Заниматься с «тихой» Дрейер Алиса мне разрешила. И вот, глядя во французскую грамматику, Лида начала свой рассказ. Оказывается, в нашем классе появилась мода, как она выразилась, дразнить и изводить некоторых девочек. Лида столкнулась с этим впервые, и на нее этот факт произвел отталкивающее впечатление.

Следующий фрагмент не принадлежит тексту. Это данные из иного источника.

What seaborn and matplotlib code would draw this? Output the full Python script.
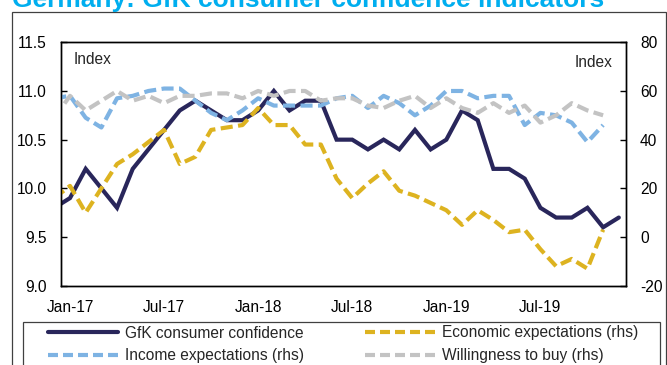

– Сначала дразнили Соню Спечинскую, но она вообще избалованная и капризная, часто ссорится, а потом вдруг стали дразнить Олю Менде – уж она-то никогда никого не задевает. Сидит тихо в уголке. А совсем недавно, перед твоим приходом, дразнили твою Кичку. Вот так, неизвестно почему и когда, начнут дразнить и так же неожиданно бросят. По-моему, зачинщица этого Сейдлер, и есть девочки, которые ее очень поддерживают.

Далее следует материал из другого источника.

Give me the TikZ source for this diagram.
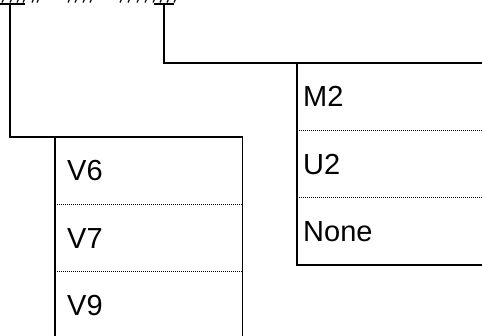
\documentclass[tikz,border=0pt]{standalone}
\usepackage{fontspec}
\setmainfont{Liberation Sans}
\usetikzlibrary{positioning}

\newcommand{\rowfont}{\fontsize{29}{34}\selectfont}

\begin{document}
\begin{tikzpicture}[
    x=1pt, y=-1pt,
    node distance=0pt,
    cellL/.style={anchor=north west, minimum height=67pt, text width=163pt, inner xsep=12pt, inner ysep=0pt, align=left, font=\rowfont},
    cellR/.style={anchor=north west, minimum height=67pt, text width=218pt, inner xsep=6pt, inner ysep=0pt, align=left, font=\rowfont},
    frame/.style={draw, line width=1.4pt},
    sep/.style={draw, line width=1pt, dash pattern=on 1.2pt off 0.8pt},
    link/.style={draw, line width=1.4pt},
    tick/.style={draw, line width=1.2pt}
]
    \useasboundingbox (0,0) rectangle (482,336);
    \clip (0,0) rectangle (482,336);

    % Left table
    \node [cellL] (v6) at (55,137) {V6};
    \node [cellL, below=of v6] (v7) {V7};
    \node [cellL, below=of v7] (v9) {V9};

    % Right table
    \node [cellR] (m2) at (297,63) {M2};
    \node [cellR, below=of m2] (u2) {U2};
    \node [cellR, below=of u2] (none) {None};

    % Outlines
    \draw [frame] (v9.south west) -- (v6.north west) -- (v6.north east) -- (v9.south east);
    \draw [frame] (m2.north east) -- (m2.north west) -- (none.south west) -- (none.south east);
    \draw [sep] (v6.south west) -- (v6.south east);
    \draw [sep] (v7.south west) -- (v7.south east);
    \draw [sep] (m2.south west) -- (m2.south east);
    \draw [sep] (u2.south west) -- (u2.south east);

    % Cut-off heading at the top
    \coordinate (vtap) at (10,4);
    \coordinate (mtap) at (164,4);
    \draw [link] (0,4) -- (25,4);
    \draw [link] (154,4) -- (174,4);
    \foreach \x in {2,10,17,23,32,37,68,75,83,90,120,128,137,145,153,160,167,174}
        \draw [tick] (\x,2.5) -- ++(1.2,-2.5);

    % Connectors
    \draw [link] (vtap) |- (v6.north west);
    \draw [link] (mtap) |- (m2.north west);

\end{tikzpicture}
\end{document}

Мне стало грустно от Лидиного рассказа. Значит, это заразное заболевание пришло и в наш, такой хороший, класс.
Пасха 1910 года
В этом году Пасха будет поздняя. Уже совсем тепло. Опять любимая Вербная суббота, и мы, взволнованные и счастливые, стоим в церкви. Переночевали у дедушки Сергея и рано утром уже на вокзал. Ташенька ждет. Страстная неделя дома! <…> Все пасхальные обычаи исполнялись у нас старательно. Сначала генеральная уборка всего дома. Затем в четверг красили яйца, запекали окорок, а в субботу пекли куличи. И, конечно, нянины были особенные. Какой же красивый стол бывал у нас на первый день Пасхи! Крашеные яйца, кулич, пасха, окорок, переплетенный разноцветными бумажками. Еще няня приготовляла какую-то украинскую колбасу, и, хотя жирного у нас в семье никто не любил, ее ели с соусом из горчицы и уксуса и похваливали. Бывало, выйдешь утром в столовую – глаза разбегаются. Стол так и не убирался до вечера. То священники приедут, отслужат молебен, то из города приезжали некоторые знакомые с визитом. Троицкий попик был старенький, к еде и выпивке относился равнодушно и устало закрывал глаза, а дьякон, здоровенный, с кудрявой по плечи гривой и громогласным басом, выпить любил. Он крякал после каждой рюмки и закусывал маринованными грибами. Потряхивая своей лохматой гривой и смешно шевеля пальцами, он при этом приговаривал: «У Наталии Сергеевны грибочки – первый сорт, первые грибочки!» Это вошло у нас в поговорку.